The AEI report had raised the issue of switching gauges, but did not carry out the more detailed analysis of the implications of that scenario on the transients and simulations.  The Brady side needed more than provided in the AEI report, but the switching scenario cannot be trivially dismissed either. Goodell stated: “The testimony provided by the Exponent witnesses and Professor Marlow demonstrated that none of the arguments presented in that report diminish or undermine the reliability of Exponent’s conclusions.”  I don’t see how anyone can responsibly assert that the switching scenario does not “diminish or undermine the reliability of Exponent’s conclusions.” It’s an important possibility that really does call into question the validity of Exponent’s claim that the decline in pressure cannot be accounted for by environmental and physical factors.
I noticed that Goodell’s decision added the word “substantial” in saying that “substantial part of the decline” was due to tampering. This word is new in the Goodell decision and is not actually stated in the Wells Report, which said instead that the decline “cannot be explained completely” by environmental and physical factors.
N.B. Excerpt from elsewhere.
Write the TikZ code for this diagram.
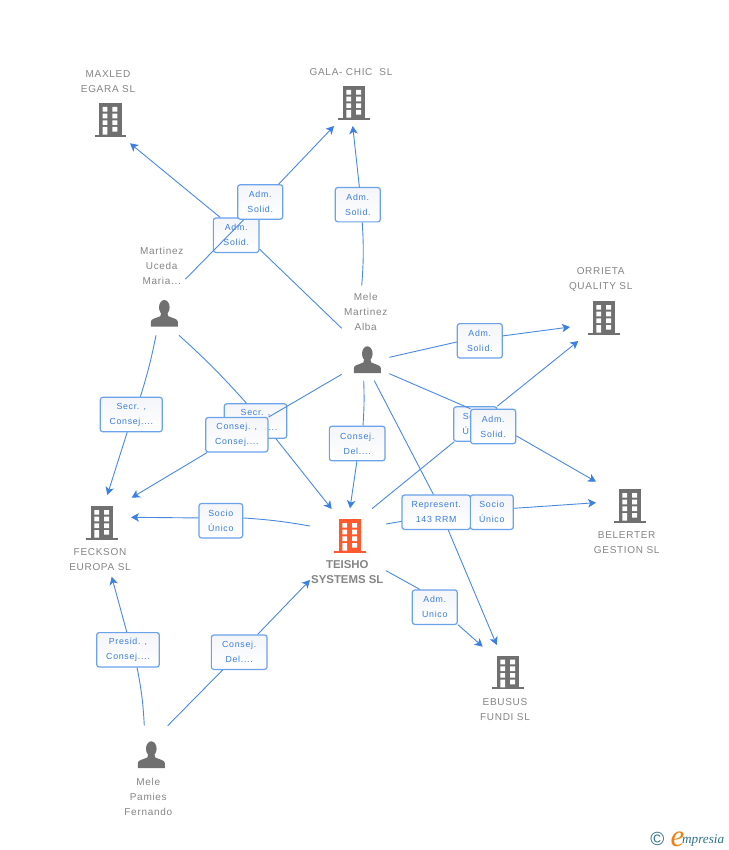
\documentclass[tikz,border=0pt]{standalone}
\usepackage{fontspec}
\setmainfont{Liberation Sans}
\newfontfamily\lblfont[LetterSpace=7]{Liberation Sans}
\newfontfamily\boxfont[LetterSpace=8]{Liberation Sans}
\newfontfamily\logofont{Liberation Serif}
\usetikzlibrary{arrows.meta,shadings}
\definecolor{linkblue}{HTML}{4A89E0}
\definecolor{tipblue}{HTML}{3B80E2}
\definecolor{boxline}{HTML}{6AA2EC}
\definecolor{boxtop}{HTML}{F4F5F8}
\definecolor{boxtext}{HTML}{3B7DDD}
\definecolor{lblgray}{HTML}{858585}
\definecolor{icongray}{HTML}{707070}
\definecolor{hotorange}{HTML}{FF5A2D}
\definecolor{logoteal}{HTML}{2F7488}
\definecolor{logoorange}{HTML}{F08010}
\tikzset{
  conn/.style={draw=linkblue,line width=0.9pt},
  arrowconn/.style={conn,-{Stealth[length=8pt,width=8.5pt,inset=2.2pt,color=tipblue,fill=tipblue]}},
  rolebox/.style={draw=boxline,line width=1.2pt,rounded corners=2.5pt,top color=boxtop,bottom color=white,
    inner sep=0pt,minimum height=34.4pt,align=center,text=boxtext,
    font=\boxfont\fontsize{8.8}{15}\selectfont},
  entlabel/.style={align=center,text=lblgray,inner sep=0pt,font=\lblfont\fontsize{10}{15}\selectfont},
  hotlabel/.style={align=center,text=lblgray,inner sep=0pt,font=\bfseries\fontsize{11.4}{15}\selectfont},
  pics/building/.style={code={
    \fill[#1] (-11.3,-33.7) rectangle (11.3,-2);
    \fill[#1] (-15.8,-2) rectangle (15.8,0);
    \fill[white] (-7.7,-29.7) rectangle (-3,-25) (2,-29.7) rectangle (7,-25)
      (-7.7,-23) rectangle (-3,-18.3) (2,-23) rectangle (7,-18.3)
      (-7.7,-16.3) rectangle (-3,-11.7) (2,-16.3) rectangle (7,-11.7)
      (-7.7,-9.7) rectangle (-3,-2) (2,-9.7) rectangle (7,-5);
  }},
  pics/person/.style={code={
    \fill[icongray] (0,-19.3) ellipse (5.3 and 7.4);
    \fill[icongray] (-13.5,0) -- (-13.5,-5) .. controls (-13.5,-8) and (-8,-8.5) .. (-4,-10.5)
      -- (-3,-14) -- (3,-14) -- (4,-10.5) .. controls (8,-8.5) and (13.5,-8) .. (13.5,-5) -- (13.5,0) -- cycle;
  }},
}
\begin{document}
\begin{tikzpicture}[x=1pt,y=-1pt]
\useasboundingbox[fill=white] (0,0) rectangle (728,850);

% icons
\pic at (110.3,136.7) {building=icongray};
\pic at (354,119.7) {building=icongray};
\pic at (604,334.7) {building=icongray};
\pic at (630,522.7) {building=icongray};
\pic at (102,539.7) {building=icongray};
\pic at (350,552.7) {building=hotorange};
\pic at (508,689.3) {building=icongray};
\pic at (164.3,326.7) {person};
\pic at (367.3,373) {person};
\pic at (151.3,768) {person};

% labels
\node[entlabel] (maxled) at (108,81.5) {MAXLED\\EGARA SL};
\node[entlabel] (gala) at (351,72) {GALA- CHIC\ \ SL};
\node[entlabel] (martinez) at (161.7,265.7) {Martinez\\Uceda\\Maria...};
\node[entlabel] (melealba) at (365.7,311.7) {Mele\\Martinez\\Alba};
\node[entlabel] (orrieta) at (600.7,279.3) {ORRIETA\\QUALITY SL};
\node[entlabel] (belerter) at (626.7,542.5) {BELERTER\\GESTION SL};
\node[entlabel] (feckson) at (100,559.5) {FECKSON\\EUROPA SL};
\node[hotlabel] (teisho) at (347.3,571.8) {TEISHO\\SYSTEMS SL};
\node[entlabel] (ebusus) at (505,709.7) {EBUSUS\\FUNDI SL};
\node[entlabel] (pamies) at (148.3,796.7) {Mele\\Pamies\\Fernando};

% connector free ends
\coordinate (a1) at (341.7,328.3);
\coordinate (a2) at (130,143.3);
\coordinate (b1) at (185.3,279.3);
\coordinate (b2) at (334,126);
\coordinate (c1) at (361.7,285.7);
\coordinate (c2) at (352.7,126);
\coordinate (d1) at (156,335.3);
\coordinate (d2) at (107.3,495);
\coordinate (e1) at (179,335.3);
\coordinate (e2) at (331.7,509);
\coordinate (f1) at (341.7,374.3);
\coordinate (f2) at (131.7,497.7);
\coordinate (g1) at (363.7,380.7);
\coordinate (g2) at (350,508.3);
\coordinate (h1) at (310,526);
\coordinate (h2) at (131,517.3);
\coordinate (i1) at (389.3,357.3);
\coordinate (i2) at (570,327);
\coordinate (j1) at (372,508.7);
\coordinate (j2) at (578.3,341);
\coordinate (k1) at (389.3,373.7);
\coordinate (k2) at (596,481.7);
\coordinate (l1) at (386,524);
\coordinate (l2) at (596,502.7);
\coordinate (m1) at (374.3,380.7);
\coordinate (m2) at (496.7,645);
\coordinate (n1) at (386,570.7);
\coordinate (n2) at (482.7,646.7);
\coordinate (o1) at (144.3,725.7);
\coordinate (o2) at (111.7,576.7);
\coordinate (p1) at (167.7,725.7);
\coordinate (p2) at (310,580);

% role boxes
\node[rolebox,minimum width=45.7pt] (B) at (236.2,235.2) {Adm.\\Solid.};
\node[rolebox,minimum width=45pt] (A) at (260.2,202) {Adm.\\Solid.};
\node[rolebox,minimum width=45pt] (C) at (357.8,204.7) {Adm.\\Solid.};
\node[rolebox,minimum width=62pt] (D) at (131.3,414.5) {Secr. ,\\Consej....};
\node[rolebox,minimum width=62.4pt] (E) at (255.5,421) {Secr. ,\\Consej....};
\node[rolebox,minimum width=62.3pt] (F) at (236.8,434.7) {Consej. ,\\Consej....};
\node[rolebox,minimum width=55.7pt] (G) at (357.2,443.5) {Consej.\\Del....};
\node[rolebox,minimum width=43.7pt] (H) at (220.8,520.7) {Socio\\Único};
\node[rolebox,minimum width=45pt] (I) at (479.8,340.8) {Adm.\\Solid.};
\node[rolebox,minimum width=43.3pt] (J) at (475.3,424) {Socio\\Único};
\node[rolebox,minimum width=45pt] (K) at (493.2,426.5) {Adm.\\Solid.};
\node[rolebox,minimum width=43pt] (M) at (491.8,512.2) {Socio\\Único};
\draw[conn] (l1) -- (M.174);
\node[rolebox,minimum width=68.3pt] (L) at (436.2,512.2) {Represent.\\143 RRM};
\node[rolebox,minimum width=45pt] (N) at (434.8,607.2) {Adm.\\Unico};
\node[rolebox,minimum width=62.6pt] (O) at (128,649.8) {Presid. ,\\Consej....};
\node[rolebox,minimum width=55.7pt] (P) at (239.2,652.2) {Consej.\\Del....};

% connectors
\draw[conn] (a1) -- (B.-31);
\draw[arrowconn] (B.132.8) -- (a2);
\draw[conn] (b1) -- (A.227.4);
\draw[arrowconn] (A.44.7) -- (b2);
\draw[conn] (c1) to[bend right=4] (C.-76.4);
\draw[arrowconn] (C.85) -- (c2);
\draw[conn] (d1) to[bend left=3] (D.63.2);
\draw[arrowconn] (D.-103) -- (d2);
\draw[conn] (e1) to[bend left=3] (E.117);
\draw[arrowconn] (E.-41.6) -- (e2);
\draw[conn] (f1) -- (F.29.1);
\draw[arrowconn] (F.-149.6) -- (f2);
\draw[conn] (g1) to[bend left=3] (G.72.3);
\draw[arrowconn] (G.-91.7) -- (g2);
\draw[conn] (h1) to[bend right=3] (H.7.6);
\draw[arrowconn] (H.173.7) -- (h2);
\draw[conn] (i1) -- (I.183);
\draw[arrowconn] (I.12) -- (i2);
\draw[conn] (j1) -- (J.-140.5);
\draw[arrowconn] (J.39) -- (j2);
\draw[conn] (k1) -- (K.142.6);
\draw[arrowconn] (K.-22.6) -- (k2);
\draw[arrowconn] (M.10.3) -- (l2);
\draw[conn] (m1) -- (L.99.6);
\draw[arrowconn] (L.-56) -- (m2);
\draw[conn] (n1) -- (N.130.7);
\draw[arrowconn] (N.-37.2) -- (n2);
\draw[conn] (o1) to[bend right=4] (O.-63.6);
\draw[arrowconn] (O.94.2) -- (o2);
\draw[conn] (p1) -- (P.-133.5);
\draw[arrowconn] (P.44.5) -- (p2);

% logo
\node[text=logoteal,inner sep=0pt,font=\fontsize{19}{19}\selectfont] (copy) at (657.3,838.6) {©};
\node[text=logoorange,inner sep=0pt,anchor=base west,font=\logofont\itshape\fontsize{31}{31}\selectfont] (logoe) at (670.5,846) {e};
\node[text=logoteal,inner sep=0pt,anchor=base west,font=\logofont\itshape\fontsize{13.2}{13}\selectfont] (logotext) at (682,843) {mpresia};
\end{tikzpicture}
\end{document}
As I reported previously, Exponent said that pressures in Exponent’s Game Day simulations were “noticeably higher” than observed Patriot pressures, but did not use the word “substantial” – undoubtedly because the difference was only 0.1-0.24 psi (see Figure 30 and Exponent page 62).
It seems to me that the use of the word “substantial” changes the hurdle. Would the difference of 0.1-0.24 psi, described as “noticeable” in the Exponent Report also be fairly described as “substantial”? I don’t think so. Read carefully, I do not believe that the Exponent Report, even on its own terms, supports the term “substantial” (as opposed to, say detectable).